Unenrolled voters can vote in either party's primary in Massachusetts, just like New Hampshire. And at an impressive 53.4 percent of registered voters, these unenrolled voters can make a big difference in the outcome of primaries. In recent presidential primaries, nearly two-thirds of the voters on the GOP side were unenrolled. One effect of this was to make the Massachusetts electorate the least conservative of any state's primary in 2008, with 52 percent of voters identifying themselves as conservative.
This makes it a likely target for candidates counting on votes from the moderate wing of the Republican party. One of those candidates is Ohio Gov. John Kasich, who after finishing second in New Hampshire, announced that he won’t even be in South Carolina for Saturday’s voting. Instead, he is opting for a swing through Massachusetts and Vermont.
The two northern states may not seem like the logical place for a Republican candidate on the day South Carolinians are casting their ballots. But Kasich appears unlikely to do well in South Carolina, currently ranked in fifth place in poll averages. Head north, however, and there are states that appear on paper to offer him better prospects. This includes several (like Massachusetts and Vermont) that vote March 1, the same day as the poorly named “SEC primary.” The southern states with Southeastern Conference colleges that vote that same day mostly offer little hope to Kasich, as they are dominated by more conservative and evangelical voters that have not been favorable to him. He may pick up a few delegates here and there, but is unlikely to do well overall.
Like South Carolina, these southern GOP contests will be dominated by conservatives and white evangelical voters. They are likely to be good states for Ted Cruz, who has done exceptionally well among these groups in both contests — Iowa and New Hampshire — so far. But as I have argued in the past, there is a risk of placing too much focus on the SEC states. They don’t have a very good track record of choosing nominees. Mike Huckabee and Rick Santorum did well in these states in 2008 and 2012, respectively.
Sure, there is more cachet to winning Texas or Georgia than Vermont or Massachusetts in a Republican primary, but delegates are delegates, and moderates like Kasich or Jeb Bush stand a better chance of winning them up north than through the Deep South. Add the northern states together, and the delegate counts start to look real. Winning a handful of states that day could help one of these more moderate candidates working feverishly clear the “establishment lane” that New Hampshire voters left clogged.

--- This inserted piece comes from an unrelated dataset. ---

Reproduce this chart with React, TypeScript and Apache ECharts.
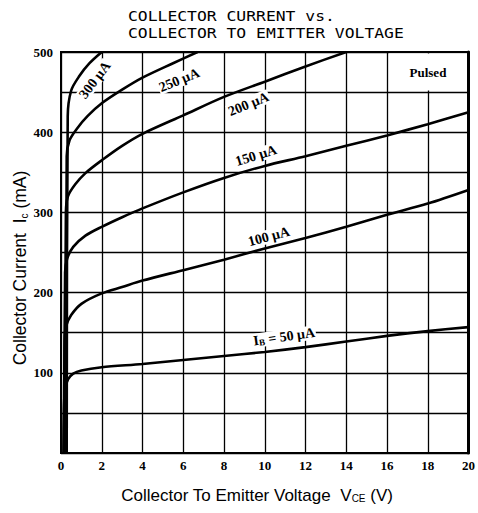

There’s also little need for candidates to reintroduce themselves to Massachusetts voters. Campaigns spent millions on ad buys in the Boston market to hit the towns right across the New Hampshire border. While polling here has been sparse, it is likely that many Massachusetts voters know more about the candidates than voters in a state like Michigan, where Kasich has also announced a major push.
All this is contingent, of course, on anyone beating Trump anywhere. As it stands, Trump leads nationally, in South Carolina, and most everywhere else that has been polled. The “lane theory” of the GOP race breaks down if the Trump campaign bus is jackknifed across the full width of the road, blocking anyone else’s progress. If Trump wins through the South, Cruz loses much of the rationale for his candidacy; if Trump wins up north, the same for Kasich, Bush and possibly Marco Rubio. But if the lanes continue to exist, the establishment lane is clearly about to take a northern swing.